▶ [STATED EXERCISE] Reproduce the material word for word; the images stay out.
--- BEGIN DATA SEGMENT ---
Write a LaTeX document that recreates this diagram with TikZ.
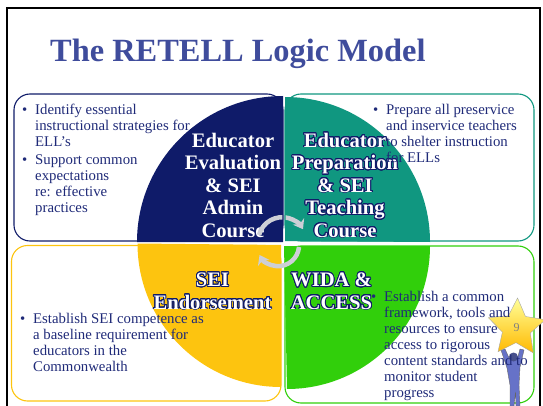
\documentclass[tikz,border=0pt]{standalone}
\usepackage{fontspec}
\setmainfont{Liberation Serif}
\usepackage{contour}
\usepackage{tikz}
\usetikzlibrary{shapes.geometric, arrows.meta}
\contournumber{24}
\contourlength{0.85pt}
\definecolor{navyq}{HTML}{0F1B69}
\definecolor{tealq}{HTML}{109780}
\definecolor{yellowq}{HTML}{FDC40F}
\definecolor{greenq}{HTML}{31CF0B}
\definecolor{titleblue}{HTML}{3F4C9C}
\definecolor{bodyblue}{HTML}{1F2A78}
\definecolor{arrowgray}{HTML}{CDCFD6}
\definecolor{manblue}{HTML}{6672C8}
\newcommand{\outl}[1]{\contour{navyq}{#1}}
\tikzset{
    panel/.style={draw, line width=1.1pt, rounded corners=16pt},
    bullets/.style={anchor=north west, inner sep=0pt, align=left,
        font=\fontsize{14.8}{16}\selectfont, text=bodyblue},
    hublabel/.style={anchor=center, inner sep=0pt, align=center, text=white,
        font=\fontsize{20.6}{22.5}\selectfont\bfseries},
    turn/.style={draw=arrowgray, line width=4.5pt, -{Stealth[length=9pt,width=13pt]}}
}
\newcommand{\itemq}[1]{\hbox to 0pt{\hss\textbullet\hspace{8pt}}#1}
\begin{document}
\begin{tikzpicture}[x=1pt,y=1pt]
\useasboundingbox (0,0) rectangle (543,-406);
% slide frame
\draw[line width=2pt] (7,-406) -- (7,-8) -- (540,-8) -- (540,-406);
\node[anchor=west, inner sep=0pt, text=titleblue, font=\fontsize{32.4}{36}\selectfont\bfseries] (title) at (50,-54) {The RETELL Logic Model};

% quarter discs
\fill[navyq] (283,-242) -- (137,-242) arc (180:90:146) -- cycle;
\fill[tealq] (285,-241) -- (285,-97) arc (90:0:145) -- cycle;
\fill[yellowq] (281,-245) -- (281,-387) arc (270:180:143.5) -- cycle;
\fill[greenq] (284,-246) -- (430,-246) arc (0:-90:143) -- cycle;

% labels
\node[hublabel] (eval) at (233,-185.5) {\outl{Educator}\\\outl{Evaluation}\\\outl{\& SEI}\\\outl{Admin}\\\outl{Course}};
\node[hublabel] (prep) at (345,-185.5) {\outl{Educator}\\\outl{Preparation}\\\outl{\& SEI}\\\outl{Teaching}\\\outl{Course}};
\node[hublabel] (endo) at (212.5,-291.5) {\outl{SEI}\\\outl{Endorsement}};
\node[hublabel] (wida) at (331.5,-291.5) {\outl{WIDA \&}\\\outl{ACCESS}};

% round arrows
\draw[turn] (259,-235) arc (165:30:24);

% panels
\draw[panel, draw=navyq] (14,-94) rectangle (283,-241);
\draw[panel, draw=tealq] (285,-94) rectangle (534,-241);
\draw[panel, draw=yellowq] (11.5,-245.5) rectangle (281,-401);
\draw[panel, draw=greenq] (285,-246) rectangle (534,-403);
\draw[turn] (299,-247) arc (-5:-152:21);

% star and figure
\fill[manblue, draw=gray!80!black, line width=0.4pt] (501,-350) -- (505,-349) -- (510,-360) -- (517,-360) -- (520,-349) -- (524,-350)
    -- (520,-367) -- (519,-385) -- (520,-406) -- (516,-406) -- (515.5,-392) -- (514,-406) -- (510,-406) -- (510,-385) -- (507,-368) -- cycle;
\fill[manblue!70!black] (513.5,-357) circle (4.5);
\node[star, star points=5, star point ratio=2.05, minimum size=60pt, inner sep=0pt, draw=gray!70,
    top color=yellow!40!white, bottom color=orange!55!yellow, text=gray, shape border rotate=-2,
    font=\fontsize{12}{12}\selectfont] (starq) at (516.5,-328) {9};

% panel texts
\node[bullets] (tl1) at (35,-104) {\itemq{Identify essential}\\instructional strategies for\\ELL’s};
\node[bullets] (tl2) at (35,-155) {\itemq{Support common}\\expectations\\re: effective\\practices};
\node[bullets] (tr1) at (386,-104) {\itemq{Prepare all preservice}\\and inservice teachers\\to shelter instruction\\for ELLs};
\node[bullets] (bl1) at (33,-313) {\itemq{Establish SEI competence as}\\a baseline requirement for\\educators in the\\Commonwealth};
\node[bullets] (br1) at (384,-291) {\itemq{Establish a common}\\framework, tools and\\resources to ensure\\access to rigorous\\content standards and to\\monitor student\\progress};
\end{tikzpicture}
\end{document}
--- END DATA SEGMENT ---
▶ [FINAL RESULT]
Write a LaTeX document that recreates this diagram with TikZ.
\documentclass[tikz,border=0pt]{standalone}
\usepackage{fontspec}
\setmainfont{Liberation Serif}
\usepackage{contour}
\usepackage{tikz}
\usetikzlibrary{shapes.geometric, arrows.meta}
\contournumber{24}
\contourlength{0.85pt}
\definecolor{navyq}{HTML}{0F1B69}
\definecolor{tealq}{HTML}{109780}
\definecolor{yellowq}{HTML}{FDC40F}
\definecolor{greenq}{HTML}{31CF0B}
\definecolor{titleblue}{HTML}{3F4C9C}
\definecolor{bodyblue}{HTML}{1F2A78}
\definecolor{arrowgray}{HTML}{CDCFD6}
\definecolor{manblue}{HTML}{6672C8}
\newcommand{\outl}[1]{\contour{navyq}{#1}}
\tikzset{
    panel/.style={draw, line width=1.1pt, rounded corners=16pt},
    bullets/.style={anchor=north west, inner sep=0pt, align=left,
        font=\fontsize{14.8}{16}\selectfont, text=bodyblue},
    hublabel/.style={anchor=center, inner sep=0pt, align=center, text=white,
        font=\fontsize{20.6}{22.5}\selectfont\bfseries},
    turn/.style={draw=arrowgray, line width=4.5pt, -{Stealth[length=9pt,width=13pt]}}
}
\newcommand{\itemq}[1]{\hbox to 0pt{\hss\textbullet\hspace{8pt}}#1}
\begin{document}
\begin{tikzpicture}[x=1pt,y=1pt]
\useasboundingbox (0,0) rectangle (543,-406);
% slide frame
\draw[line width=2pt] (7,-406) -- (7,-8) -- (540,-8) -- (540,-406);
\node[anchor=west, inner sep=0pt, text=titleblue, font=\fontsize{32.4}{36}\selectfont\bfseries] (title) at (50,-54) {The RETELL Logic Model};

% quarter discs
\fill[navyq] (283,-242) -- (137,-242) arc (180:90:146) -- cycle;
\fill[tealq] (285,-241) -- (285,-97) arc (90:0:145) -- cycle;
\fill[yellowq] (281,-245) -- (281,-387) arc (270:180:143.5) -- cycle;
\fill[greenq] (284,-246) -- (430,-246) arc (0:-90:143) -- cycle;

% labels
\node[hublabel] (eval) at (233,-185.5) {\outl{Educator}\\\outl{Evaluation}\\\outl{\& SEI}\\\outl{Admin}\\\outl{Course}};
\node[hublabel] (prep) at (345,-185.5) {\outl{Educator}\\\outl{Preparation}\\\outl{\& SEI}\\\outl{Teaching}\\\outl{Course}};
\node[hublabel] (endo) at (212.5,-291.5) {\outl{SEI}\\\outl{Endorsement}};
\node[hublabel] (wida) at (331.5,-291.5) {\outl{WIDA \&}\\\outl{ACCESS}};

% round arrows
\draw[turn] (259,-235) arc (165:30:24);

% panels
\draw[panel, draw=navyq] (14,-94) rectangle (283,-241);
\draw[panel, draw=tealq] (285,-94) rectangle (534,-241);
\draw[panel, draw=yellowq] (11.5,-245.5) rectangle (281,-401);
\draw[panel, draw=greenq] (285,-246) rectangle (534,-403);
\draw[turn] (299,-247) arc (-5:-152:21);

% star and figure
\fill[manblue, draw=gray!80!black, line width=0.4pt] (501,-350) -- (505,-349) -- (510,-360) -- (517,-360) -- (520,-349) -- (524,-350)
    -- (520,-367) -- (519,-385) -- (520,-406) -- (516,-406) -- (515.5,-392) -- (514,-406) -- (510,-406) -- (510,-385) -- (507,-368) -- cycle;
\fill[manblue!70!black] (513.5,-357) circle (4.5);
\node[star, star points=5, star point ratio=2.05, minimum size=60pt, inner sep=0pt, draw=gray!70,
    top color=yellow!40!white, bottom color=orange!55!yellow, text=gray, shape border rotate=-2,
    font=\fontsize{12}{12}\selectfont] (starq) at (516.5,-328) {9};

% panel texts
\node[bullets] (tl1) at (35,-104) {\itemq{Identify essential}\\instructional strategies for\\ELL’s};
\node[bullets] (tl2) at (35,-155) {\itemq{Support common}\\expectations\\re: effective\\practices};
\node[bullets] (tr1) at (386,-104) {\itemq{Prepare all preservice}\\and inservice teachers\\to shelter instruction\\for ELLs};
\node[bullets] (bl1) at (33,-313) {\itemq{Establish SEI competence as}\\a baseline requirement for\\educators in the\\Commonwealth};
\node[bullets] (br1) at (384,-291) {\itemq{Establish a common}\\framework, tools and\\resources to ensure\\access to rigorous\\content standards and to\\monitor student\\progress};
\end{tikzpicture}
\end{document}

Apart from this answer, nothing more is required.